→ **Stated goal**: From the first line of the data below through the line bearing "y_tick_labels = ['0.00', '0.01', '0.02', '0.03']", reproduce each line exactly; do not include pictures.

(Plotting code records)
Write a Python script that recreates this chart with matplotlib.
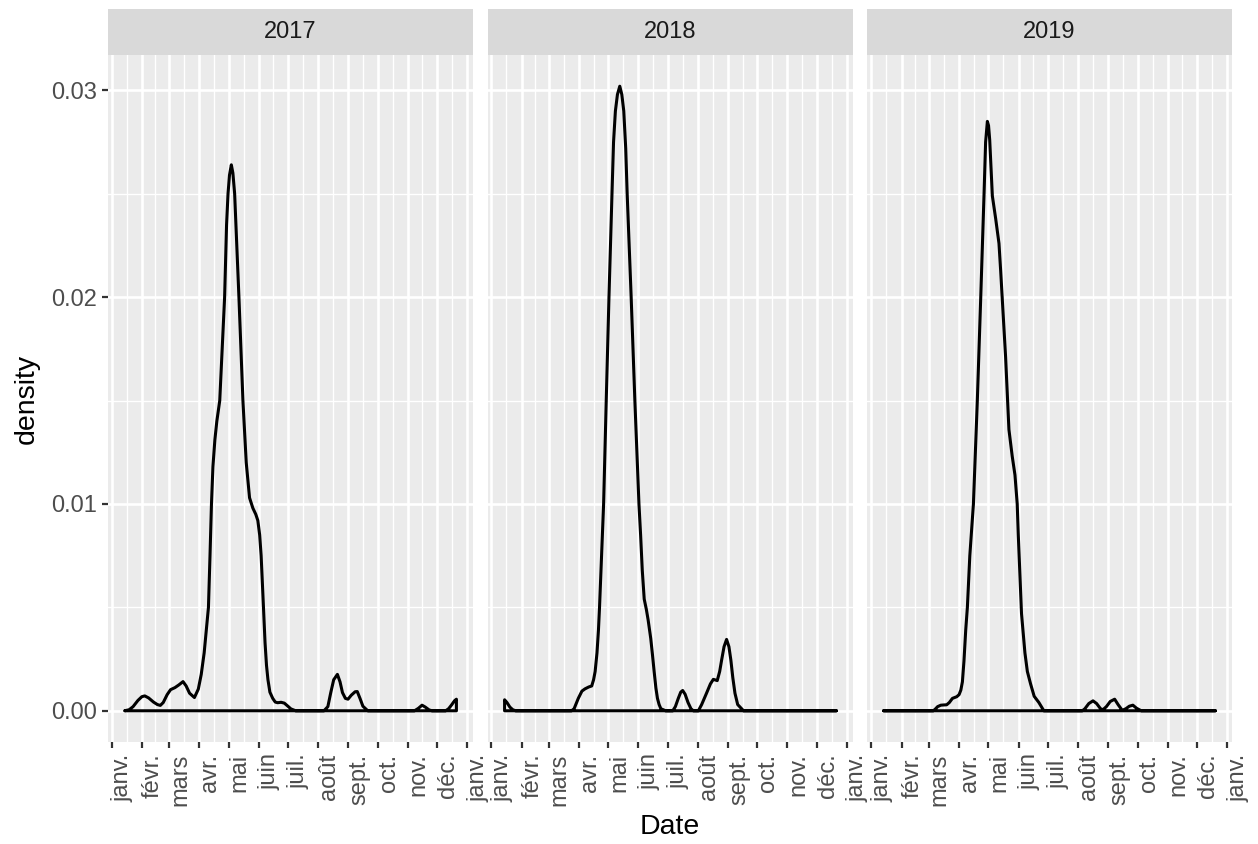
import numpy as np
import matplotlib
matplotlib.use('Agg')
import matplotlib.pyplot as plt
import matplotlib.dates as mdates

plt.rcParams['font.family'] = ['Liberation Sans', 'DejaVu Sans']

# ---------------- data ----------------
years = [2017, 2018, 2019]
month_labels = ['janv.', 'févr.', 'mars', 'avr.', 'mai', 'juin', 'juil.',
                'août', 'sept.', 'oct.', 'nov.', 'déc.', 'janv.']
y_ticks = [0.00, 0.01, 0.02, 0.03]
y_tick_labels = ['0.00', '0.01', '0.02', '0.03']

# days since 1 January of the facet year, and density values
days_2017 = [13.3, 18, 22, 27, 31, 34, 38, 43, 47, 50, 53, 57, 60.5, 65, 69, 73.3, 76.5, 80, 85, 89,
             92, 95, 97, 99.4, 101, 102.5, 104, 106, 108, 111, 113.5, 116, 118, 119.5, 121, 122.9,
             124.5, 126.3, 128.5, 130.7, 134.8, 138.2, 141.6, 145, 148, 150.1, 152, 153.5, 155.9,
             157.5, 159, 160.5, 162.5, 165.4, 168, 170.5, 174, 177.3, 181, 184.1, 189, 218, 222,
             225, 228, 231.8, 234.5, 237, 240, 242.7, 246, 250, 252.2, 255, 258, 263, 311, 315,
             318.7, 322, 326, 329, 343, 346, 349, 352, 354, 354]
dens_2017 = [0, 0.00005, 0.0002, 0.0005, 0.00068, 0.00072, 0.00062, 0.00042, 0.0003, 0.00026,
             0.0004, 0.00078, 0.00102, 0.00112, 0.00125, 0.00141, 0.0012, 0.00085, 0.00064, 0.00105,
             0.00176, 0.0028, 0.0038, 0.005, 0.0075, 0.010, 0.0118, 0.0131, 0.0140, 0.0150,
             0.0175, 0.020, 0.0235, 0.025, 0.0259, 0.0264, 0.0260, 0.025, 0.0225, 0.020,
             0.015, 0.0120, 0.0103, 0.0098, 0.0095, 0.0092, 0.0085, 0.0075, 0.0050, 0.0033,
             0.0022, 0.0015, 0.0009, 0.0006, 0.00042, 0.00039, 0.00041, 0.00037, 0.00022, 0.00009,
             0, 0, 0.0002, 0.00088, 0.0015, 0.00176, 0.0014, 0.00088, 0.0006, 0.00056,
             0.00075, 0.00092, 0.00093, 0.0006, 0.00022, 0, 0, 0.00012, 0.00027, 0.00018,
             0.00004, 0, 0, 0.0001, 0.00028, 0.00048, 0.00056, 0]

days_2018 = [13.6, 13.6, 16, 19, 22, 25, 82.4, 85, 89.3, 93, 96.2, 100, 103.1, 105, 106.6, 108.5,
             110, 111.1, 113.2, 115.3, 118, 120.8, 123.9, 125.5, 127.4, 129.5, 131.9, 134, 136, 138,
             139.5, 143.6, 147.4, 151.6, 153.3, 155, 157, 159.2, 161, 163.7, 165.5, 167.2, 169,
             170.6, 172.3, 174.1, 179, 186.3, 189, 192, 194.5, 196.5, 199, 202, 205, 207.4, 212.6,
             216, 221, 225, 228, 232, 234.5, 236.5, 239, 241.6, 244, 246, 248, 250.2, 253, 257,
             259, 354.4]
dens_2018 = [0, 0.00053, 0.0004, 0.00018, 0.00005, 0, 0, 0.0001, 0.0006, 0.00095,
             0.00106, 0.00115, 0.0012, 0.0015, 0.0019, 0.0028, 0.0039, 0.0050, 0.0075, 0.0100,
             0.0150, 0.0200, 0.0250, 0.0275, 0.0290, 0.0298, 0.0302, 0.0298, 0.0290, 0.0272,
             0.0250, 0.0200, 0.0150, 0.0100, 0.0085, 0.0068, 0.0054, 0.0049, 0.0044, 0.0035,
             0.0027, 0.0019, 0.0011, 0.0006, 0.0003, 0.0001, 0, 0, 0.0002, 0.0006,
             0.0009, 0.00098, 0.0008, 0.0004, 0.0001, 0, 0, 0.0003, 0.00085, 0.0013,
             0.00152, 0.00146, 0.0019, 0.00245, 0.0031, 0.00345, 0.0031, 0.00245, 0.0016, 0.00085,
             0.0003, 0.0001, 0, 0]

days_2019 = [12.6, 63.7, 66, 68, 71.3, 74, 77.3, 80, 83.2, 87.6, 90, 91.8, 93.4, 95, 96.8, 98.5,
             101, 104.7, 108.7, 112.2, 115.6, 117.2, 119, 120.2, 121.4, 122.8, 124.1, 127.5, 130.9,
             132.6, 134.3, 137.7, 141.1, 144.5, 147.3, 149.6, 150.7, 154, 157.5, 160, 163.3, 167,
             171.8, 176.9, 216.4, 219, 223, 227.3, 231, 235, 237.5, 241, 245, 249.5, 253, 257.3,
             261, 264.5, 268.2, 272, 276.8, 352.8]
dens_2019 = [0, 0, 0.0001, 0.0002, 0.00027, 0.00028, 0.00029, 0.0004, 0.0006, 0.00068,
             0.00078, 0.0010, 0.0014, 0.0024, 0.0039, 0.0050, 0.0075, 0.0100, 0.0150, 0.0200,
             0.0250, 0.0275, 0.0285, 0.0283, 0.0276, 0.0262, 0.0249, 0.0238, 0.0226, 0.0213,
             0.0199, 0.0171, 0.0136, 0.0123, 0.0114, 0.0100, 0.0085, 0.0047, 0.0028, 0.0019,
             0.0013, 0.0007, 0.0004, 0, 0, 0.0001, 0.00035, 0.00048, 0.00035, 0.0001,
             0.00005, 0.0002, 0.00045, 0.00056, 0.0003, 0.00002, 0.0001, 0.00022, 0.00027, 0.00012,
             0, 0]

series = {2017: (days_2017, dens_2017), 2018: (days_2018, dens_2018), 2019: (days_2019, dens_2019)}

# ---------------- styling ----------------
W, H = 1258, 844
fig = plt.figure(figsize=(W / 100, H / 100), dpi=100)
fig.patch.set_facecolor('white')

panel_left_px = [108, 488, 867]
panel_w_px = 365
panel_top_px, panel_bot_px = 55, 742
strip_top_px = 9

PANEL_BG = '#EBEBEB'
STRIP_BG = '#D9D9D9'
TICK_COL = '#4D4D4D'
TICKMARK_COL = '#333333'
MAJ_LW, MIN_LW = 1.9, 0.95
TICK_FS = 17
TITLE_FS = 20.5

ymax_all = max(max(v) for v in (dens_2017, dens_2018, dens_2019))
ylim = (-0.05 * ymax_all, ymax_all * 1.05)

for i, year in enumerate(years):
    days, dens = series[year]
    x0 = mdates.date2num(np.datetime64(f'{year}-01-01'))
    x = x0 + np.asarray(days, dtype=float)
    y = np.asarray(dens, dtype=float)

    left = panel_left_px[i] / W
    bottom = (H - panel_bot_px) / H
    width = panel_w_px / W
    height = (panel_bot_px - panel_top_px) / H
    ax = fig.add_axes([left, bottom, width, height])
    ax.set_facecolor(PANEL_BG)
    for s in ax.spines.values():
        s.set_visible(False)

    # x limits: data range with 5% expansion
    span = x.max() - x.min()
    ax.set_xlim(x.min() - 0.05 * span, x.max() + 0.05 * span)
    ax.set_ylim(*ylim)

    # month ticks
    month_dates = [np.datetime64(f'{year}-{m:02d}-01') for m in range(1, 13)] + \
                  [np.datetime64(f'{year + 1}-01-01')]
    mt = mdates.date2num(month_dates)
    ax.set_xticks(mt)
    ax.set_xticklabels(month_labels, rotation=90, ha='left', va='top',
                       color=TICK_COL, fontsize=TICK_FS)
    minor_x = (mt[:-1] + mt[1:]) / 2
    ax.set_xticks(minor_x, minor=True)

    ax.set_yticks(y_ticks)
    ax.set_yticks([0.005, 0.015, 0.025], minor=True)
    if i == 0:
        ax.set_yticklabels(y_tick_labels, color=TICK_COL, fontsize=TICK_FS)
        ax.tick_params(axis='y', which='major', direction='out', length=4.2,
                       width=1.6, color=TICKMARK_COL, pad=4)
    else:
        ax.tick_params(axis='y', which='major', length=0, labelleft=False)
    ax.tick_params(axis='x', which='major', direction='out', length=4.2,
                   width=1.6, color=TICKMARK_COL, pad=4)
    ax.tick_params(which='minor', length=0)

    ax.grid(True, which='major', color='white', lw=MAJ_LW)
    ax.grid(True, which='minor', color='white', lw=MIN_LW)
    ax.set_axisbelow(True)

    ax.fill(x, y, facecolor='none', edgecolor='black', lw=2.2, joinstyle='round', zorder=3)

    # strip
    sax = fig.add_axes([left, (H - panel_top_px) / H, width, (panel_top_px - strip_top_px) / H])
    sax.set_facecolor(STRIP_BG)
    sax.set_xticks([])
    sax.set_yticks([])
    for s in sax.spines.values():
        s.set_visible(False)
    sax.text(0.5, 0.5, str(year), ha='center', va='center', fontsize=TICK_FS,
             color='#1A1A1A', transform=sax.transAxes)

# axis titles
fig.text((108 + 1232) / 2 / W, (H - 827) / H, 'Date', ha='center', va='center', fontsize=TITLE_FS)
fig.text(27 / W, (H - 398.5) / H, 'density', ha='center', va='center', rotation=90,
         fontsize=TITLE_FS)

fig.savefig('out.png', dpi=100)
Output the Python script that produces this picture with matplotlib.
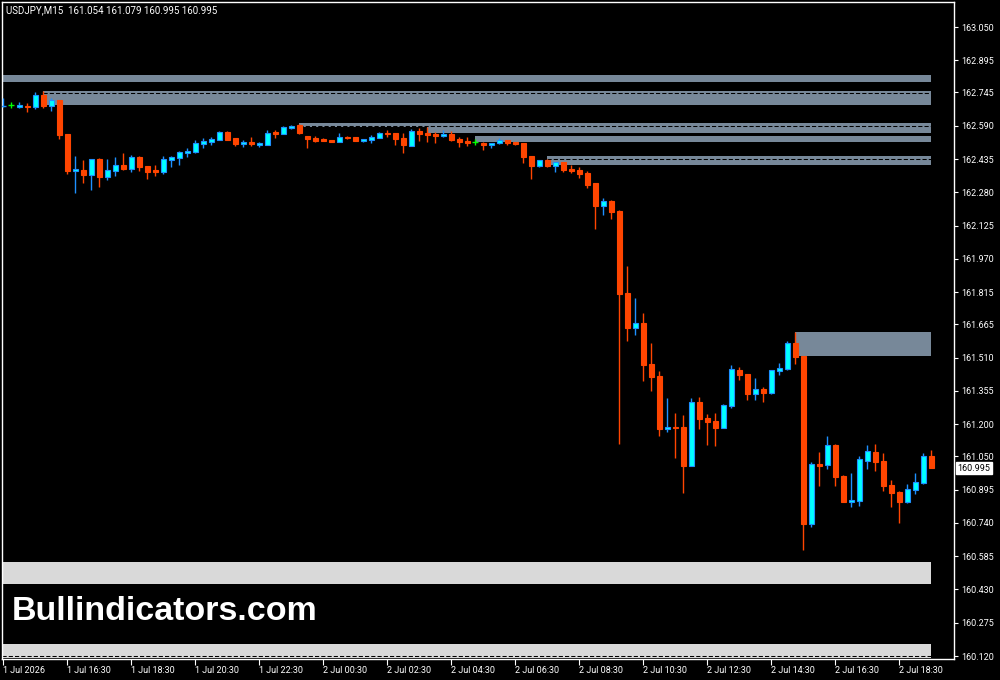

→ **Result of this task**:
Write a Python script that recreates this chart with matplotlib.
import numpy as np
import matplotlib
matplotlib.use('Agg')
import matplotlib.pyplot as plt
import matplotlib.dates as mdates

plt.rcParams['font.family'] = ['Liberation Sans', 'DejaVu Sans']

# ---------------- data ----------------
years = [2017, 2018, 2019]
month_labels = ['janv.', 'févr.', 'mars', 'avr.', 'mai', 'juin', 'juil.',
                'août', 'sept.', 'oct.', 'nov.', 'déc.', 'janv.']
y_ticks = [0.00, 0.01, 0.02, 0.03]
y_tick_labels = ['0.00', '0.01', '0.02', '0.03']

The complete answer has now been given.